→ Data excerpt

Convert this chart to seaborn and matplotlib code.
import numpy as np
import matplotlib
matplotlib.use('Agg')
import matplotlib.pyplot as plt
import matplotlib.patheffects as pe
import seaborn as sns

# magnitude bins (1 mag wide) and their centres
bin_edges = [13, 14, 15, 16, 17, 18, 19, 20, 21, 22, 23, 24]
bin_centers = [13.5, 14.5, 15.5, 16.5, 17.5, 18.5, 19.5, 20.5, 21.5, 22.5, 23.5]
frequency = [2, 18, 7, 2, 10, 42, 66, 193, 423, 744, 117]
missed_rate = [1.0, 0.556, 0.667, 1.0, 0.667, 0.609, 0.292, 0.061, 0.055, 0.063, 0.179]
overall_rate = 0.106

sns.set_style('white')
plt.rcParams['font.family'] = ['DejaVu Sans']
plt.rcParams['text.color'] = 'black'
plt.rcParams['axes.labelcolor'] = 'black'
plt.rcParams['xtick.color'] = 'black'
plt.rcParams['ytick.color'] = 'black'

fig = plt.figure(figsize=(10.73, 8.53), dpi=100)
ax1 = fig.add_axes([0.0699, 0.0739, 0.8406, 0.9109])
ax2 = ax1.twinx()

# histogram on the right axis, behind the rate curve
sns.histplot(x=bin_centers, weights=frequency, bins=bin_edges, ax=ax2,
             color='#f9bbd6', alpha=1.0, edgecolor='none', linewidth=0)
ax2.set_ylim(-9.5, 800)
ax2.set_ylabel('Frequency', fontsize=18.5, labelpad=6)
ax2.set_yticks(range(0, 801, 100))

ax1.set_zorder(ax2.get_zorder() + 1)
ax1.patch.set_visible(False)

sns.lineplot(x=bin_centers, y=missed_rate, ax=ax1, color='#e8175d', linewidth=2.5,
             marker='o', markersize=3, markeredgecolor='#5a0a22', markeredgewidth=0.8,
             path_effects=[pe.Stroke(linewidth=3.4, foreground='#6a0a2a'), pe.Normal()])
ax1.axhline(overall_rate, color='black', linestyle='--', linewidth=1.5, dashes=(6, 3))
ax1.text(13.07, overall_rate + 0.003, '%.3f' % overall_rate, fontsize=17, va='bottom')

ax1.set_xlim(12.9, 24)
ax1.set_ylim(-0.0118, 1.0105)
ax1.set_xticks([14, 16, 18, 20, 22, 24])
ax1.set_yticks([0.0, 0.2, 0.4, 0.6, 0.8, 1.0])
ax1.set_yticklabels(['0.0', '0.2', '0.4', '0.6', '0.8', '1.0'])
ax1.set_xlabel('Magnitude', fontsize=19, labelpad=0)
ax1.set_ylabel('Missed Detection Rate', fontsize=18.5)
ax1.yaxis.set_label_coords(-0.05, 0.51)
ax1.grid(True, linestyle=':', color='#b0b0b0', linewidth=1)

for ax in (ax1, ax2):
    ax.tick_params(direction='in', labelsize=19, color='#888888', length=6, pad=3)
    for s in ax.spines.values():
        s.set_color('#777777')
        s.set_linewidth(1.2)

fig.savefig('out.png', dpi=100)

→ Aim of the task
Look above and repeat, character for character, the lines from the first one to the line with "plt.rcParams['ytick.color'] = 'black'", counting both.

→ Exercise answer
Convert this chart to seaborn and matplotlib code.
import numpy as np
import matplotlib
matplotlib.use('Agg')
import matplotlib.pyplot as plt
import matplotlib.patheffects as pe
import seaborn as sns

# magnitude bins (1 mag wide) and their centres
bin_edges = [13, 14, 15, 16, 17, 18, 19, 20, 21, 22, 23, 24]
bin_centers = [13.5, 14.5, 15.5, 16.5, 17.5, 18.5, 19.5, 20.5, 21.5, 22.5, 23.5]
frequency = [2, 18, 7, 2, 10, 42, 66, 193, 423, 744, 117]
missed_rate = [1.0, 0.556, 0.667, 1.0, 0.667, 0.609, 0.292, 0.061, 0.055, 0.063, 0.179]
overall_rate = 0.106

sns.set_style('white')
plt.rcParams['font.family'] = ['DejaVu Sans']
plt.rcParams['text.color'] = 'black'
plt.rcParams['axes.labelcolor'] = 'black'
plt.rcParams['xtick.color'] = 'black'
plt.rcParams['ytick.color'] = 'black'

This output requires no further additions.